Your instructions.
Quote from the first line below through the line that contains "fontsize=11, labelcolor='#444444')", both included, and leave the pictures out.

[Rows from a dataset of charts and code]
....

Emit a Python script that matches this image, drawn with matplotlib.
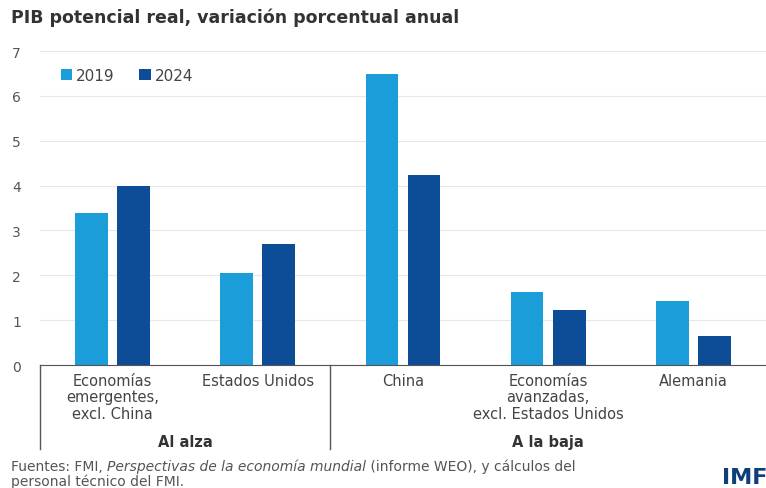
import matplotlib.pyplot as plt
from matplotlib.transforms import blended_transform_factory
import numpy as np

plt.rcParams['font.family'] = ['DejaVu Sans']

categories = ["Economías\nemergentes,\nexcl. China", "Estados Unidos", "China",
              "Economías\navanzadas,\nexcl. Estados Unidos", "Alemania"]
groups = ["Al alza", "A la baja"]
group_spans = [(0, 1), (2, 4)]
v2019 = [3.38, 2.05, 6.5, 1.63, 1.43]
v2024 = [4.0, 2.7, 4.23, 1.22, 0.65]

c19 = '#1b9dd9'
c24 = '#0d4c97'

fig = plt.figure(figsize=(7.66, 4.89), dpi=100)
ax = fig.add_axes([0.052, 0.2515, 0.948, 0.642])

x = np.arange(len(categories))
w = 0.225
ax.bar(x - 0.145, v2019, w, color=c19, label='2019')
ax.bar(x + 0.145, v2024, w, color=c24, label='2024')

ax.set_xlim(-0.5, 4.5)
ax.set_ylim(0, 7)
ax.set_yticks(range(8))
ax.grid(axis='y', color='#e8e8e8', linewidth=0.8)
ax.set_axisbelow(True)
for s in ['top', 'right', 'left']:
    ax.spines[s].set_visible(False)
ax.spines['bottom'].set_color('#555555')
ax.tick_params(axis='y', length=0, labelcolor='#555555', labelsize=10)
ax.tick_params(axis='x', length=0, labelbottom=False)
for lbl in ax.get_yticklabels():
    lbl.set_horizontalalignment('left')
ax.yaxis.set_tick_params(pad=20)

tr = blended_transform_factory(ax.transData, ax.transAxes)
for i, c in enumerate(categories):
    ax.text(i, -0.025, c, transform=tr, ha='center', va='top', fontsize=10.5,
            color='#444444', linespacing=1.12)

for xs in [-0.5, 1.5]:
    ax.plot([xs, xs], [0, -0.268], transform=tr, color='#555555', lw=1, clip_on=False)
for g, (a, b) in zip(groups, group_spans):
    ax.text((a + b) / 2, -0.245, g, transform=tr, ha='center', va='center',
            fontsize=10.5, fontweight='bold', color='#333333')

ax.legend(loc='upper left', bbox_to_anchor=(0.01, 0.99), ncol=2, frameon=False,
          handlelength=0.75, handleheight=0.75, handletextpad=0.25, columnspacing=1.6,
          fontsize=11, labelcolor='#444444')

fig.text(0.014, 0.963, "PIB potencial real, variación porcentual anual", fontsize=12.5,
         fontweight='bold', color='#333333', va='center')
src = ax.annotate("Fuentes: FMI, ", xy=(0.014, 0.045), xycoords='figure fraction',
                  fontsize=10, color='#555555', va='center')
src2 = ax.annotate("Perspectivas de la economía mundial", xycoords=src, xy=(1, 0.5),
                   va='center', fontsize=10, color='#555555', style='italic')
ax.annotate(" (informe WEO), y cálculos del", xycoords=src2, xy=(1, 0.5), va='center',
            fontsize=10, color='#555555')
fig.text(0.014, 0.015, "personal técnico del FMI.", fontsize=10, color='#555555', va='center')
fig.text(0.942, 0.003, "IMF", fontsize=16, fontweight='bold', color='#0d3f7a',
         va='bottom', ha='left')

fig.savefig('out.png', dpi=100)
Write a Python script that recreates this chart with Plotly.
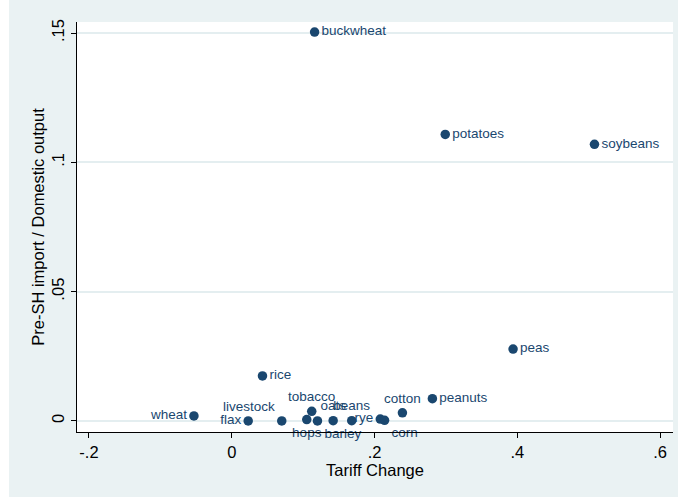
import plotly.graph_objects as go

crops = ["buckwheat", "potatoes", "soybeans", "peas", "peanuts", "rice", "wheat",
         "cotton", "flax", "livestock", "tobacco", "hops", "barley", "oats",
         "beans", "rye", "corn"]
tariff_change = [0.116, 0.299, 0.508, 0.394, 0.281, 0.043, -0.053,
                 0.239, 0.023, 0.070, 0.112, 0.105, 0.120, 0.142,
                 0.168, 0.208, 0.214]
import_ratio = [0.1504, 0.1108, 0.1070, 0.0278, 0.0086, 0.0174, 0.0019,
                0.0031, 0.0000, 0.0000, 0.0037, 0.0005, 0.0000, 0.0001,
                0.0001, 0.0007, 0.0002]
label_pos = ["middle right", "middle right", "middle right", "middle right",
             "middle right", "middle right", "middle left",
             "top center", "middle left", "top left", "top center",
             "bottom center", "bottom right", "top center",
             "top center", "middle left", "bottom right"]

x_ticks = [-0.2, 0, 0.2, 0.4, 0.6]
x_ticktext = ["-.2", "0", ".2", ".4", ".6"]
y_ticks = [0, 0.05, 0.1, 0.15]
y_ticktext = ["0", ".05", ".1", ".15"]

navy = "#1a476f"
font_family = "Liberation Sans, Arial, Helvetica, sans-serif"

W, H = 678, 497
ML, MR, MT, MB = 77, 5, 22, 65
pw = W - ML - MR

fig = go.Figure(go.Scatter(
    x=tariff_change, y=import_ratio, mode="markers+text",
    text=crops, textposition=label_pos,
    marker=dict(size=9.5, color=navy),
    textfont=dict(family=font_family, size=13.5, color=navy),
    cliponaxis=False, showlegend=False,
))

fig.update_layout(
    width=W, height=H,
    margin=dict(l=ML, r=MR, t=MT, b=MB),
    paper_bgcolor="#eaf2f3",
    plot_bgcolor="#ffffff",
    font=dict(family=font_family, color="#000000"),
    shapes=[dict(type="rect", xref="paper", yref="paper",
                 x0=-ML / pw, x1=(9 - ML) / pw, y0=-2, y1=2,
                 fillcolor="#ffffff", line=dict(width=0), layer="below")],
)
fig.update_xaxes(
    range=[-0.2168, 0.618], tickvals=x_ticks, ticktext=x_ticktext,
    showgrid=False, zeroline=False,
    showline=True, linecolor="#000000", linewidth=1,
    ticks="outside", ticklen=5, tickcolor="#000000",
    tickfont=dict(size=16.5),
    title=dict(text="Tariff Change", font=dict(size=16.5), standoff=2),
)
fig.update_yaxes(
    range=[-0.0043, 0.1543], tickvals=y_ticks, ticktext=y_ticktext,
    showgrid=True, gridcolor="#e4eef0", gridwidth=1.5, zeroline=False,
    showline=True, linecolor="#000000", linewidth=1,
    ticks="outside", ticklen=5, tickcolor="#000000",
    tickangle=-90, tickfont=dict(size=16.5),
    title=dict(text="Pre-SH import / Domestic output", font=dict(size=16.5), standoff=0),
)

fig.write_html("out.html")
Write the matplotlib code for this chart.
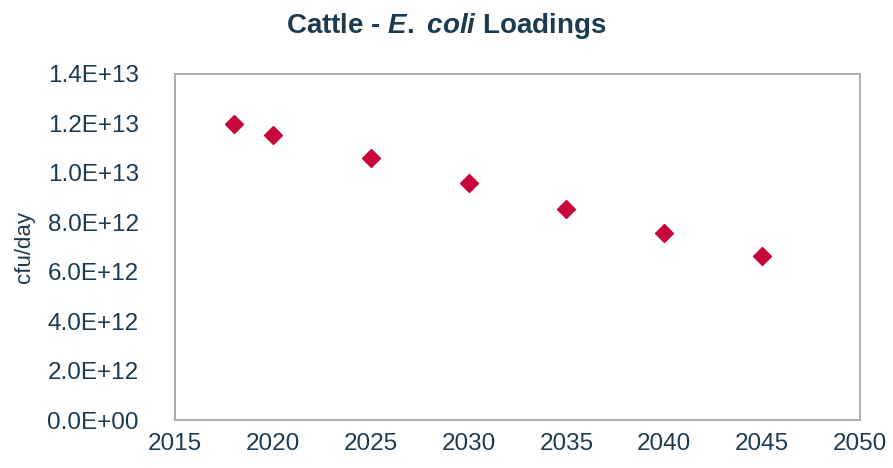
import matplotlib
matplotlib.use("Agg")
import matplotlib.pyplot as plt

# donnees
years = [2018, 2020, 2025, 2030, 2035, 2040, 2045]
loadings = [1.197e13, 1.155e13, 1.059e13, 9.58e12, 8.55e12, 7.59e12, 6.66e12]
y_ticks = [0, 2e12, 4e12, 6e12, 8e12, 1.0e13, 1.2e13, 1.4e13]
y_labels = ["0.0E+00", "2.0E+12", "4.0E+12", "6.0E+12", "8.0E+12",
            "1.0E+13", "1.2E+13", "1.4E+13"]
x_ticks = [2015, 2020, 2025, 2030, 2035, 2040, 2045, 2050]

navy = "#1d3b50"
plt.rcParams["font.family"] = ["Liberation Sans", "DejaVu Sans"]
plt.rcParams["mathtext.fontset"] = "custom"
plt.rcParams["mathtext.rm"] = "Liberation Sans:bold"
plt.rcParams["mathtext.it"] = "Liberation Sans:italic:bold"
plt.rcParams["mathtext.bf"] = "Liberation Sans:bold"

fig = plt.figure(figsize=(8.93, 4.68), dpi=100)
ax = fig.add_axes([0.196, 0.1015, 0.767, 0.7405])

ax.plot(years, loadings, linestyle="none", marker="D", markersize=9.5,
        color="#c8073b")

ax.set_xlim(2015, 2050)
ax.set_ylim(0, 1.4e13)
ax.set_xticks(x_ticks)
ax.set_xticklabels([str(x) for x in x_ticks])
ax.set_yticks(y_ticks)
ax.set_yticklabels(y_labels)
ax.tick_params(axis="both", length=0, labelsize=17.5, labelcolor=navy)
ax.tick_params(axis="y", pad=26)
ax.tick_params(axis="x", pad=9)

for s in ax.spines.values():
    s.set_color("#a6a6a6")
    s.set_linewidth(1.3)

ax.set_ylabel("cfu/day", fontsize=16, color=navy, labelpad=9)
fig.text(0.5, 0.945, r"Cattle - $\it{E.}$ $\it{coli}$ Loadings", ha="center", va="center",
         fontsize=20, color=navy, fontweight="bold")

# plt.show()
fig.savefig("out.png", dpi=100)
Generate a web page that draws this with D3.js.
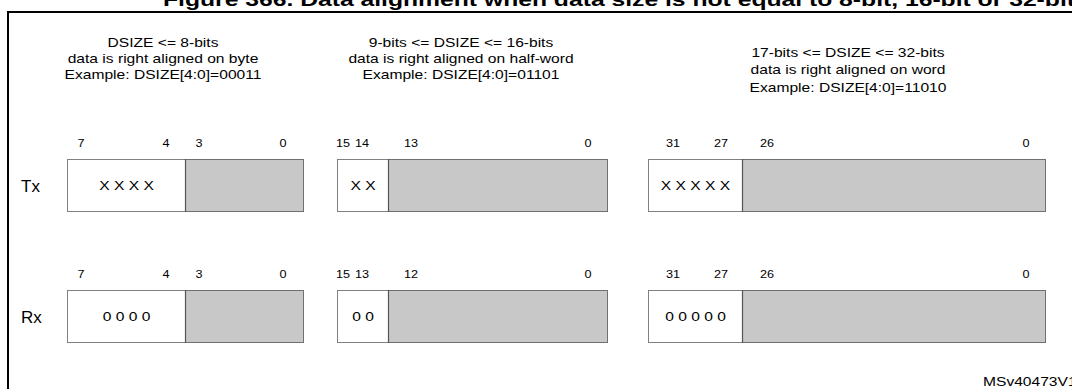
<!DOCTYPE html>
<html><head><meta charset="utf-8">
<script src="https://cdn.jsdelivr.net/npm/d3@7"></script>
<style>html,body{margin:0;padding:0;background:#fff;overflow:hidden}svg{display:block}text{font-family:"Liberation Sans",Arial,sans-serif;fill:#000}</style>
</head><body><svg id="c" width="1072" height="389"></svg>
<script>
// ---- data ----
const title = "Figure 366. Data alignment when data size is not equal to 8-bit, 16-bit or 32-bit";
const groups = ["byte", "half-word", "word"];
const headerLines = [
  ["DSIZE <= 8-bits", "data is right aligned on byte", "Example: DSIZE[4:0]=00011"],
  ["9-bits <= DSIZE <= 16-bits", "data is right aligned on half-word", "Example: DSIZE[4:0]=01101"],
  ["17-bits <= DSIZE <= 32-bits", "data is right aligned on word", "Example: DSIZE[4:0]=11010"]
];
const rows = ["Tx", "Rx"];
const txBits = [["7", "4", "3", "0"], ["15", "14", "13", "0"], ["31", "27", "26", "0"]];
const rxBits = [["7", "4", "3", "0"], ["15", "13", "12", "0"], ["31", "27", "26", "0"]];
const txData = ["X X X X", "X X", "X X X X X"];
const rxData = ["0 0 0 0", "0 0", "0 0 0 0 0"];
const footer = "MSv40473V1";

// ---- layout ----
const svg = d3.select("#c");
const W = 1072, H = 389;
const SX = 1.2; // horizontal stretch of the reference typography
const x = d3.scaleLinear().domain([0, 1]).range([0, 1]);
const layout = [
  {l: 67, d: 185, r: 303, off: [14, -19, 14, -20], hx: 163, hy: 46.5},
  {l: 337, d: 388, r: 607, off: [6, -26, 23, -19], hx: 461, hy: 46.5},
  {l: 648, d: 742, r: 1045, off: [25, -21, 25, -19], hx: 848, hy: 56.5}
];
const y = d3.scaleBand().domain(rows).range([159, 342]).paddingInner(0.603).paddingOuter(0);
const bh = y.bandwidth();

function stretchedText(px, py, size, anchor, str, sx) {
  return svg.append("text").attr("transform", `translate(${px},${py}) scale(${sx == null ? SX : sx},1)`)
    .attr("text-anchor", anchor).attr("font-size", size).text(str);
}

// title
svg.append("text").attr("x", 163).attr("y", 6).attr("font-size", 19).attr("font-weight", "bold")
  .attr("textLength", 912).attr("lengthAdjust", "spacingAndGlyphs").text(title);

// frame
svg.append("line").attr("x1", 7).attr("x2", W + 5).attr("y1", 12).attr("y2", 12).attr("stroke", "#000").attr("stroke-width", 2);
svg.append("line").attr("x1", 8).attr("x2", 8).attr("y1", 11).attr("y2", H + 5).attr("stroke", "#000").attr("stroke-width", 2);

// headers
groups.forEach((g, i) => {
  const L = layout[i];
  headerLines[i].forEach((t, k) => {
    stretchedText(L.hx, L.hy + k * (i === 2 ? 17.5 : 16), 13, "middle", t);
  });
});

// rows
const bitsByRow = {Tx: txBits, Rx: rxBits};
const dataByRow = {Tx: txData, Rx: rxData};
rows.forEach(row => {
  const top = y(row);
  stretchedText(21, top + 33, 17, "start", row, 1);
  groups.forEach((g, i) => {
    const L = layout[i];
    svg.append("rect").attr("x", x(L.d) + 0.5).attr("y", top + 0.5).attr("width", x(L.r) - x(L.d)).attr("height", bh)
      .attr("fill", "#c8c8c8").attr("stroke", "#707070").attr("stroke-width", 1);
    svg.append("rect").attr("x", x(L.l) + 0.5).attr("y", top + 0.5).attr("width", x(L.d) - x(L.l)).attr("height", bh)
      .attr("fill", "#fff").attr("stroke", "#808080").attr("stroke-width", 1);
    svg.append("line").attr("x1", x(L.d) + 0.5).attr("x2", x(L.d) + 0.5).attr("y1", top).attr("y2", top + bh + 1)
      .attr("stroke", "#555").attr("stroke-width", 1.2);
    stretchedText((x(L.l) + x(L.d)) / 2 + 0.5, top + 31, 13, "middle", dataByRow[row][i]);
    const anchors = [x(L.l), x(L.d), x(L.d), x(L.r)];
    bitsByRow[row][i].forEach((b, k) => {
      stretchedText(anchors[k] + L.off[k], top - 12, 11.5, "middle", b, 1.1);
    });
  });
});

// footer
stretchedText(983, 386, 13, "start", footer);
</script></body></html>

....

Solution to this task.
Emit a Python script that matches this image, drawn with matplotlib.
import matplotlib.pyplot as plt
from matplotlib.transforms import blended_transform_factory
import numpy as np

plt.rcParams['font.family'] = ['DejaVu Sans']

categories = ["Economías\nemergentes,\nexcl. China", "Estados Unidos", "China",
              "Economías\navanzadas,\nexcl. Estados Unidos", "Alemania"]
groups = ["Al alza", "A la baja"]
group_spans = [(0, 1), (2, 4)]
v2019 = [3.38, 2.05, 6.5, 1.63, 1.43]
v2024 = [4.0, 2.7, 4.23, 1.22, 0.65]

c19 = '#1b9dd9'
c24 = '#0d4c97'

fig = plt.figure(figsize=(7.66, 4.89), dpi=100)
ax = fig.add_axes([0.052, 0.2515, 0.948, 0.642])

x = np.arange(len(categories))
w = 0.225
ax.bar(x - 0.145, v2019, w, color=c19, label='2019')
ax.bar(x + 0.145, v2024, w, color=c24, label='2024')

ax.set_xlim(-0.5, 4.5)
ax.set_ylim(0, 7)
ax.set_yticks(range(8))
ax.grid(axis='y', color='#e8e8e8', linewidth=0.8)
ax.set_axisbelow(True)
for s in ['top', 'right', 'left']:
    ax.spines[s].set_visible(False)
ax.spines['bottom'].set_color('#555555')
ax.tick_params(axis='y', length=0, labelcolor='#555555', labelsize=10)
ax.tick_params(axis='x', length=0, labelbottom=False)
for lbl in ax.get_yticklabels():
    lbl.set_horizontalalignment('left')
ax.yaxis.set_tick_params(pad=20)

tr = blended_transform_factory(ax.transData, ax.transAxes)
for i, c in enumerate(categories):
    ax.text(i, -0.025, c, transform=tr, ha='center', va='top', fontsize=10.5,
            color='#444444', linespacing=1.12)

for xs in [-0.5, 1.5]:
    ax.plot([xs, xs], [0, -0.268], transform=tr, color='#555555', lw=1, clip_on=False)
for g, (a, b) in zip(groups, group_spans):
    ax.text((a + b) / 2, -0.245, g, transform=tr, ha='center', va='center',
            fontsize=10.5, fontweight='bold', color='#333333')

ax.legend(loc='upper left', bbox_to_anchor=(0.01, 0.99), ncol=2, frameon=False,
          handlelength=0.75, handleheight=0.75, handletextpad=0.25, columnspacing=1.6,
          fontsize=11, labelcolor='#444444')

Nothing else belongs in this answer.